EXERCISE — Extract the first line through the line containing "(pt) at (494,718)" from the listing below, exactly as written.

DATA FOR PROCESSING —
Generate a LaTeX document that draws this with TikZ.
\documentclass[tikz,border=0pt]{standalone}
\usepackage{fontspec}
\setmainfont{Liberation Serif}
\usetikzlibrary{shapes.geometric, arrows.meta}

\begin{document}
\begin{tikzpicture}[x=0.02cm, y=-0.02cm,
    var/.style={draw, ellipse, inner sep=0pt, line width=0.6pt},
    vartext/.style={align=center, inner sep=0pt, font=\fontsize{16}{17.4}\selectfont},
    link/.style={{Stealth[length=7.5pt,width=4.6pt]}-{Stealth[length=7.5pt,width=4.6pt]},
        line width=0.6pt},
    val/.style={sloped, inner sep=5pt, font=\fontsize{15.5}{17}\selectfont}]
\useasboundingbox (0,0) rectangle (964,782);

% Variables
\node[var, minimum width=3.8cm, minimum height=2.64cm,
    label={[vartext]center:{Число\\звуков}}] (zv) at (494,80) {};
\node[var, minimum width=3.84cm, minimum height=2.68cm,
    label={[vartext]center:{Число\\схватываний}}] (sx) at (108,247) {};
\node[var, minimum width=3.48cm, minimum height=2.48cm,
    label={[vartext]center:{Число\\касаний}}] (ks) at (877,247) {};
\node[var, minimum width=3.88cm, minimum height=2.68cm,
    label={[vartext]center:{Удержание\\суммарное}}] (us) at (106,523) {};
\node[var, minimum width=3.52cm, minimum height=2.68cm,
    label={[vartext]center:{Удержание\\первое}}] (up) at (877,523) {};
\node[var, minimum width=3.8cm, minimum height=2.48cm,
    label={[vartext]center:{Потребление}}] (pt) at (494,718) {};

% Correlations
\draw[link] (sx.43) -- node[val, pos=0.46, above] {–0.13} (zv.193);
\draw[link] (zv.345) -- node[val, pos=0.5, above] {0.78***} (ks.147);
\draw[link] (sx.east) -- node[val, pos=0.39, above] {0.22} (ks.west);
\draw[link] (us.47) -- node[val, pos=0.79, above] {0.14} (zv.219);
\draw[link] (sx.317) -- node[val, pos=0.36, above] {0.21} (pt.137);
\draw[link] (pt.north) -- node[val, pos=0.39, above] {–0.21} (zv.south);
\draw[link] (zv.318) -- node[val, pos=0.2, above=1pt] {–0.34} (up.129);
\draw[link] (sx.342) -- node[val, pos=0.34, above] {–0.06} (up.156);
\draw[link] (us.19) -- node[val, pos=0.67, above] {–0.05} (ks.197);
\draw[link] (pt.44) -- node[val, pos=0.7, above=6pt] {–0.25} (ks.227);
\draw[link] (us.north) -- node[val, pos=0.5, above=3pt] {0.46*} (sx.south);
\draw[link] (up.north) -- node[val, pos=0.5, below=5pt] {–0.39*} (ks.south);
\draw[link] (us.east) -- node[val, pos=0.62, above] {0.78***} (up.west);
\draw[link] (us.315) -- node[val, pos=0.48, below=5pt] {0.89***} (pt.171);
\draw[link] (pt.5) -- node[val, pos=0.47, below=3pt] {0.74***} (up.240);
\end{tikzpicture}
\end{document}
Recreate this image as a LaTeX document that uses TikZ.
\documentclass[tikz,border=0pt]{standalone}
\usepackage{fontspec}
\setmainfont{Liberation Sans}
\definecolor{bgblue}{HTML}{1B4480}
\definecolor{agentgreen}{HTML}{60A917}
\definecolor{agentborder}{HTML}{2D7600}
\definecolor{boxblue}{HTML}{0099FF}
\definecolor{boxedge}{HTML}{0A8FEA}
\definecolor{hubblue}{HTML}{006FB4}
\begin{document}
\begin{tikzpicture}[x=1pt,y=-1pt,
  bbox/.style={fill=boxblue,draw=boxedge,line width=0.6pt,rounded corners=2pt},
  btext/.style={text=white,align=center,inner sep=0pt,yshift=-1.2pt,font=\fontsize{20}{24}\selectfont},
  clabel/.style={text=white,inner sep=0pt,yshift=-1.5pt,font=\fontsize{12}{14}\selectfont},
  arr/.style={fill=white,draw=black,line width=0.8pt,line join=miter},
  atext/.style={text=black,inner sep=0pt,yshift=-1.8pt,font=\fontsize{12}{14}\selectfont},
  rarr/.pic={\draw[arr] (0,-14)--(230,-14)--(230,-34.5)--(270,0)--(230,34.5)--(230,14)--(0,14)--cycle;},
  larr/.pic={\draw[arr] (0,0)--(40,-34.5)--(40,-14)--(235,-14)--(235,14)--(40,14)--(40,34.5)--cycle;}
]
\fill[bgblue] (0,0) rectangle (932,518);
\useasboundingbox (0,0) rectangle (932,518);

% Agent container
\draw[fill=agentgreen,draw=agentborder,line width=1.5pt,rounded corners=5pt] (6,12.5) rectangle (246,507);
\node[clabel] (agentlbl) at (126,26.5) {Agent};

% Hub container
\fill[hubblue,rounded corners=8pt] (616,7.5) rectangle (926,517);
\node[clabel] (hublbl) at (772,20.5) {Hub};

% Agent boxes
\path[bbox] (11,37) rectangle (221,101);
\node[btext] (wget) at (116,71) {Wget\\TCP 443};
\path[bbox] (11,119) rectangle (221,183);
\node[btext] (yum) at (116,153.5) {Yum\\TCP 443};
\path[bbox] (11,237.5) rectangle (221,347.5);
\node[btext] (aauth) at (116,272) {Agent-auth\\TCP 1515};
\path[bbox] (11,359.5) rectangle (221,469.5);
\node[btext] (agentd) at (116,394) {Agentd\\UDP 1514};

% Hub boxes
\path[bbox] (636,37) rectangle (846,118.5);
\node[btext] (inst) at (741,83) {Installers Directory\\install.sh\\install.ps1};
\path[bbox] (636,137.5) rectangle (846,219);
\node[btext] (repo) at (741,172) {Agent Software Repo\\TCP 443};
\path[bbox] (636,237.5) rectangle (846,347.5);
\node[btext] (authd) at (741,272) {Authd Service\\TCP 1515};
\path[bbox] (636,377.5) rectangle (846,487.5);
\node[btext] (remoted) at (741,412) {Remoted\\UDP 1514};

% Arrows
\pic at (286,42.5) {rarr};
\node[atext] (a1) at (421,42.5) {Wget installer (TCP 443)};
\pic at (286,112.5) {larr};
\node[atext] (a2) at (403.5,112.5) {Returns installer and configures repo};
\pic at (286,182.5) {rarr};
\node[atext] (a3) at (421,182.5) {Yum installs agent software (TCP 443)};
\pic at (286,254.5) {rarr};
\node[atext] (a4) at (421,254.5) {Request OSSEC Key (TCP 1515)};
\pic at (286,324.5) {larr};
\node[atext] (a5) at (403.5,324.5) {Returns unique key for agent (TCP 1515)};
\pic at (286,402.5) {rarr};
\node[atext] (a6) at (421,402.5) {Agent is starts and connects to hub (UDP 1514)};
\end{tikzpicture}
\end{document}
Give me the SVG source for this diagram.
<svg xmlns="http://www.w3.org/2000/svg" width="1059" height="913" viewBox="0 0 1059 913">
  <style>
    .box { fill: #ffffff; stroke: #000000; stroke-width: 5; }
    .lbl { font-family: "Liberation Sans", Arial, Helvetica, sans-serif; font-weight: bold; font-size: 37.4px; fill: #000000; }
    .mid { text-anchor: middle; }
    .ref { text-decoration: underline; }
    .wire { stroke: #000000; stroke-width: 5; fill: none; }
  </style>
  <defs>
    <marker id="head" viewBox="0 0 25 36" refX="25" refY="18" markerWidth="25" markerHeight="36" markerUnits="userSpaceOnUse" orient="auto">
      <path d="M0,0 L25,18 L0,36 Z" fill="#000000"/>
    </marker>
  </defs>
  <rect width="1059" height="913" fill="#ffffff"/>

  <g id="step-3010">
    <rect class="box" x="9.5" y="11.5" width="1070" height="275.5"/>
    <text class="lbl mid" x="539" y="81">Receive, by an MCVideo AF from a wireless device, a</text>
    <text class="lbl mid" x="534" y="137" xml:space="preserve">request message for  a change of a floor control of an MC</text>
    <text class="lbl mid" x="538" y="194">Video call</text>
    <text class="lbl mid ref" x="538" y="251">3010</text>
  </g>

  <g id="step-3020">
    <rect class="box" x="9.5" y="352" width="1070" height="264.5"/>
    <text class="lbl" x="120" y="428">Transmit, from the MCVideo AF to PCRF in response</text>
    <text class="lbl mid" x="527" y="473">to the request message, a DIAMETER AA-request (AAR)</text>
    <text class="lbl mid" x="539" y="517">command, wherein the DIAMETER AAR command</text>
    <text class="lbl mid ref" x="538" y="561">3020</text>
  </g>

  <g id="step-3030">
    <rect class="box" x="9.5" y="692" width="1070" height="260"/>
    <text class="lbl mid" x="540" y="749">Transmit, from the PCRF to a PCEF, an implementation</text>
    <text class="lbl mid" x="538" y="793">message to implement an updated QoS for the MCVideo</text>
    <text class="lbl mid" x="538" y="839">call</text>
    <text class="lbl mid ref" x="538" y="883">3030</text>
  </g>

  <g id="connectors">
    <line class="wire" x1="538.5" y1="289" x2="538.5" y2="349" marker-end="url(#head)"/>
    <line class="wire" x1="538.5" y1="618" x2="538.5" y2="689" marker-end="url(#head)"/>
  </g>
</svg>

TASK SOLUTION —
Generate a LaTeX document that draws this with TikZ.
\documentclass[tikz,border=0pt]{standalone}
\usepackage{fontspec}
\setmainfont{Liberation Serif}
\usetikzlibrary{shapes.geometric, arrows.meta}

\begin{document}
\begin{tikzpicture}[x=0.02cm, y=-0.02cm,
    var/.style={draw, ellipse, inner sep=0pt, line width=0.6pt},
    vartext/.style={align=center, inner sep=0pt, font=\fontsize{16}{17.4}\selectfont},
    link/.style={{Stealth[length=7.5pt,width=4.6pt]}-{Stealth[length=7.5pt,width=4.6pt]},
        line width=0.6pt},
    val/.style={sloped, inner sep=5pt, font=\fontsize{15.5}{17}\selectfont}]
\useasboundingbox (0,0) rectangle (964,782);

% Variables
\node[var, minimum width=3.8cm, minimum height=2.64cm,
    label={[vartext]center:{Число\\звуков}}] (zv) at (494,80) {};
\node[var, minimum width=3.84cm, minimum height=2.68cm,
    label={[vartext]center:{Число\\схватываний}}] (sx) at (108,247) {};
\node[var, minimum width=3.48cm, minimum height=2.48cm,
    label={[vartext]center:{Число\\касаний}}] (ks) at (877,247) {};
\node[var, minimum width=3.88cm, minimum height=2.68cm,
    label={[vartext]center:{Удержание\\суммарное}}] (us) at (106,523) {};
\node[var, minimum width=3.52cm, minimum height=2.68cm,
    label={[vartext]center:{Удержание\\первое}}] (up) at (877,523) {};
\node[var, minimum width=3.8cm, minimum height=2.48cm,
    label={[vartext]center:{Потребление}}] (pt) at (494,718) {};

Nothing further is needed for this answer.